■ STORED DATA

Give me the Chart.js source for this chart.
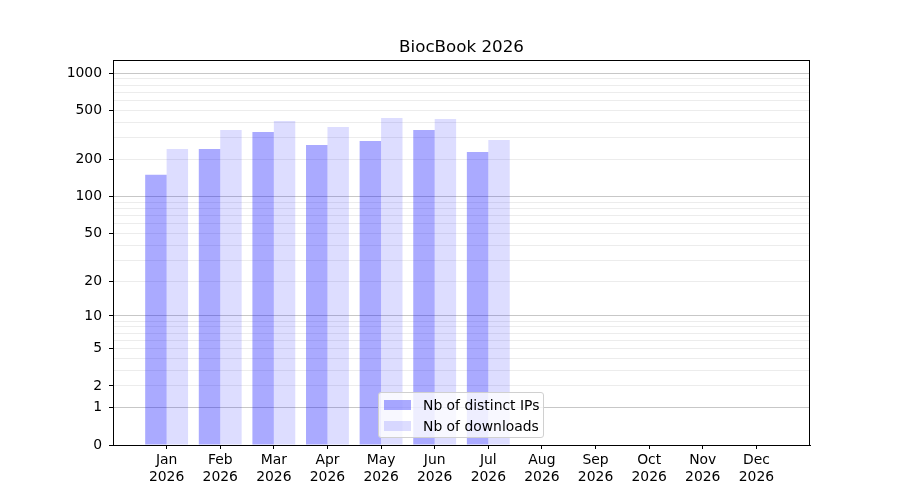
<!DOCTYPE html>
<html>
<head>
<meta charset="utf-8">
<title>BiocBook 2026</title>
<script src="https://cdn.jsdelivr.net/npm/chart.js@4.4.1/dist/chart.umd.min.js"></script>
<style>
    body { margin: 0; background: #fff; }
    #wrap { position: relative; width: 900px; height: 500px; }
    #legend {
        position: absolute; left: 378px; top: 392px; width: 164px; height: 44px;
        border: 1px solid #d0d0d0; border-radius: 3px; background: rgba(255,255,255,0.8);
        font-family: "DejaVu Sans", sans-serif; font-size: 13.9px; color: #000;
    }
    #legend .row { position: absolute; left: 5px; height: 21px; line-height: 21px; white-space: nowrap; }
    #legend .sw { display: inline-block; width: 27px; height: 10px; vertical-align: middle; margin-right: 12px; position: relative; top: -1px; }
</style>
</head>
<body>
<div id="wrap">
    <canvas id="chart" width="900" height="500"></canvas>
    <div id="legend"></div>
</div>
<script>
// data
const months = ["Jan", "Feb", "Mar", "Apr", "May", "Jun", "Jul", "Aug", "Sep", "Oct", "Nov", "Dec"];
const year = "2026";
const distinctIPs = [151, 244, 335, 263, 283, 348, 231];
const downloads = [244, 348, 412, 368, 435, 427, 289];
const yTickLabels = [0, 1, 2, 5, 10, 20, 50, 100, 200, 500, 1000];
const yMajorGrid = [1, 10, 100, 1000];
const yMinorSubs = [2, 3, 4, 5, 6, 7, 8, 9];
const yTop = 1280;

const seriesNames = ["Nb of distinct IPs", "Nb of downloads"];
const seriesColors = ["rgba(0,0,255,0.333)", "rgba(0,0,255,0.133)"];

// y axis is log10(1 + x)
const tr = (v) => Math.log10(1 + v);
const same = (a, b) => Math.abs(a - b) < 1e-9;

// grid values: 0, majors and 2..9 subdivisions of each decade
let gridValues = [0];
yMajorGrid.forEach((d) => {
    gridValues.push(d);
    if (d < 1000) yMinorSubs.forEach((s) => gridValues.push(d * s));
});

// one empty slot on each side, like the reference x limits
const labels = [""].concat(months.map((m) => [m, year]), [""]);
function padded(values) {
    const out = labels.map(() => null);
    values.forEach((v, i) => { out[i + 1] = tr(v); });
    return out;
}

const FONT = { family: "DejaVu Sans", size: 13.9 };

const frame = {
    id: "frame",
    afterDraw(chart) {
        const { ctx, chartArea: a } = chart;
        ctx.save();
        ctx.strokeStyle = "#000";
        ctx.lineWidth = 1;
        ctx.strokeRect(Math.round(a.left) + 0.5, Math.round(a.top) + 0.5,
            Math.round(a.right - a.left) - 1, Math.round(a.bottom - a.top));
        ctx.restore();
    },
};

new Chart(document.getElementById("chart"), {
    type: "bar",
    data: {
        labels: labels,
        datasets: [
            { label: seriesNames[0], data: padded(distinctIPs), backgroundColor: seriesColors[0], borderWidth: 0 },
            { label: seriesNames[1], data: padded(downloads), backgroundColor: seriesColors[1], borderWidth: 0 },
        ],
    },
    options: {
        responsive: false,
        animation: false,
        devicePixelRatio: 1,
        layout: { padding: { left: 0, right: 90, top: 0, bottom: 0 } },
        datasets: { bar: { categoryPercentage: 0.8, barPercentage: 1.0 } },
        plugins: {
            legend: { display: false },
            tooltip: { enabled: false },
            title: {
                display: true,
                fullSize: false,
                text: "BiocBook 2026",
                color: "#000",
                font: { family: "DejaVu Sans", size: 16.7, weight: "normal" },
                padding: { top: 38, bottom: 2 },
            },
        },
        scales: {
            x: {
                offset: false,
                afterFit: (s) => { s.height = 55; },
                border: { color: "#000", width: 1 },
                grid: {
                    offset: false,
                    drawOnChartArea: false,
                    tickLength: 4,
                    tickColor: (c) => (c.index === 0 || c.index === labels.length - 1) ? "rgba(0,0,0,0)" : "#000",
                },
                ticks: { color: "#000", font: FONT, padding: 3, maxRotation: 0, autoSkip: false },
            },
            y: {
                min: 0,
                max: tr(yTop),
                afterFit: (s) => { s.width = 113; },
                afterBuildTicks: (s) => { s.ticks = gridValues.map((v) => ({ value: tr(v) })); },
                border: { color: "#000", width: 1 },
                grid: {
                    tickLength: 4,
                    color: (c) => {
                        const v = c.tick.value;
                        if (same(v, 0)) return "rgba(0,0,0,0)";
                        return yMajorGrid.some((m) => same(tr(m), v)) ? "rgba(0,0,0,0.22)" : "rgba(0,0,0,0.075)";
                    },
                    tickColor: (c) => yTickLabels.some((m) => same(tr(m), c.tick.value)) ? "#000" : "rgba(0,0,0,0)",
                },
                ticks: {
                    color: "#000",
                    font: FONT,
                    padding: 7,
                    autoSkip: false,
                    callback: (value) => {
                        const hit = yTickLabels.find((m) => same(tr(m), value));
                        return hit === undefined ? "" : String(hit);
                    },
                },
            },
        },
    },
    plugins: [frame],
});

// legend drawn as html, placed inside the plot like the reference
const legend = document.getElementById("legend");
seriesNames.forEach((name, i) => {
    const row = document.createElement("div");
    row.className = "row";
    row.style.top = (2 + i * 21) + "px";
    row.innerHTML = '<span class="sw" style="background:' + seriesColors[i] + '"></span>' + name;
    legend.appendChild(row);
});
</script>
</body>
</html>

■ SET PROBLEM
Quote the listing above in full, except for the pictures.

■ REPLY
Give me the Chart.js source for this chart.
<!DOCTYPE html>
<html>
<head>
<meta charset="utf-8">
<title>BiocBook 2026</title>
<script src="https://cdn.jsdelivr.net/npm/chart.js@4.4.1/dist/chart.umd.min.js"></script>
<style>
    body { margin: 0; background: #fff; }
    #wrap { position: relative; width: 900px; height: 500px; }
    #legend {
        position: absolute; left: 378px; top: 392px; width: 164px; height: 44px;
        border: 1px solid #d0d0d0; border-radius: 3px; background: rgba(255,255,255,0.8);
        font-family: "DejaVu Sans", sans-serif; font-size: 13.9px; color: #000;
    }
    #legend .row { position: absolute; left: 5px; height: 21px; line-height: 21px; white-space: nowrap; }
    #legend .sw { display: inline-block; width: 27px; height: 10px; vertical-align: middle; margin-right: 12px; position: relative; top: -1px; }
</style>
</head>
<body>
<div id="wrap">
    <canvas id="chart" width="900" height="500"></canvas>
    <div id="legend"></div>
</div>
<script>
// data
const months = ["Jan", "Feb", "Mar", "Apr", "May", "Jun", "Jul", "Aug", "Sep", "Oct", "Nov", "Dec"];
const year = "2026";
const distinctIPs = [151, 244, 335, 263, 283, 348, 231];
const downloads = [244, 348, 412, 368, 435, 427, 289];
const yTickLabels = [0, 1, 2, 5, 10, 20, 50, 100, 200, 500, 1000];
const yMajorGrid = [1, 10, 100, 1000];
const yMinorSubs = [2, 3, 4, 5, 6, 7, 8, 9];
const yTop = 1280;

const seriesNames = ["Nb of distinct IPs", "Nb of downloads"];
const seriesColors = ["rgba(0,0,255,0.333)", "rgba(0,0,255,0.133)"];

// y axis is log10(1 + x)
const tr = (v) => Math.log10(1 + v);
const same = (a, b) => Math.abs(a - b) < 1e-9;

// grid values: 0, majors and 2..9 subdivisions of each decade
let gridValues = [0];
yMajorGrid.forEach((d) => {
    gridValues.push(d);
    if (d < 1000) yMinorSubs.forEach((s) => gridValues.push(d * s));
});

// one empty slot on each side, like the reference x limits
const labels = [""].concat(months.map((m) => [m, year]), [""]);
function padded(values) {
    const out = labels.map(() => null);
    values.forEach((v, i) => { out[i + 1] = tr(v); });
    return out;
}

const FONT = { family: "DejaVu Sans", size: 13.9 };

const frame = {
    id: "frame",
    afterDraw(chart) {
        const { ctx, chartArea: a } = chart;
        ctx.save();
        ctx.strokeStyle = "#000";
        ctx.lineWidth = 1;
        ctx.strokeRect(Math.round(a.left) + 0.5, Math.round(a.top) + 0.5,
            Math.round(a.right - a.left) - 1, Math.round(a.bottom - a.top));
        ctx.restore();
    },
};

new Chart(document.getElementById("chart"), {
    type: "bar",
    data: {
        labels: labels,
        datasets: [
            { label: seriesNames[0], data: padded(distinctIPs), backgroundColor: seriesColors[0], borderWidth: 0 },
            { label: seriesNames[1], data: padded(downloads), backgroundColor: seriesColors[1], borderWidth: 0 },
        ],
    },
    options: {
        responsive: false,
        animation: false,
        devicePixelRatio: 1,
        layout: { padding: { left: 0, right: 90, top: 0, bottom: 0 } },
        datasets: { bar: { categoryPercentage: 0.8, barPercentage: 1.0 } },
        plugins: {
            legend: { display: false },
            tooltip: { enabled: false },
            title: {
                display: true,
                fullSize: false,
                text: "BiocBook 2026",
                color: "#000",
                font: { family: "DejaVu Sans", size: 16.7, weight: "normal" },
                padding: { top: 38, bottom: 2 },
            },
        },
        scales: {
            x: {
                offset: false,
                afterFit: (s) => { s.height = 55; },
                border: { color: "#000", width: 1 },
                grid: {
                    offset: false,
                    drawOnChartArea: false,
                    tickLength: 4,
                    tickColor: (c) => (c.index === 0 || c.index === labels.length - 1) ? "rgba(0,0,0,0)" : "#000",
                },
                ticks: { color: "#000", font: FONT, padding: 3, maxRotation: 0, autoSkip: false },
            },
            y: {
                min: 0,
                max: tr(yTop),
                afterFit: (s) => { s.width = 113; },
                afterBuildTicks: (s) => { s.ticks = gridValues.map((v) => ({ value: tr(v) })); },
                border: { color: "#000", width: 1 },
                grid: {
                    tickLength: 4,
                    color: (c) => {
                        const v = c.tick.value;
                        if (same(v, 0)) return "rgba(0,0,0,0)";
                        return yMajorGrid.some((m) => same(tr(m), v)) ? "rgba(0,0,0,0.22)" : "rgba(0,0,0,0.075)";
                    },
                    tickColor: (c) => yTickLabels.some((m) => same(tr(m), c.tick.value)) ? "#000" : "rgba(0,0,0,0)",
                },
                ticks: {
                    color: "#000",
                    font: FONT,
                    padding: 7,
                    autoSkip: false,
                    callback: (value) => {
                        const hit = yTickLabels.find((m) => same(tr(m), value));
                        return hit === undefined ? "" : String(hit);
                    },
                },
            },
        },
    },
    plugins: [frame],
});

// legend drawn as html, placed inside the plot like the reference
const legend = document.getElementById("legend");
seriesNames.forEach((name, i) => {
    const row = document.createElement("div");
    row.className = "row";
    row.style.top = (2 + i * 21) + "px";
    row.innerHTML = '<span class="sw" style="background:' + seriesColors[i] + '"></span>' + name;
    legend.appendChild(row);
});
</script>
</body>
</html>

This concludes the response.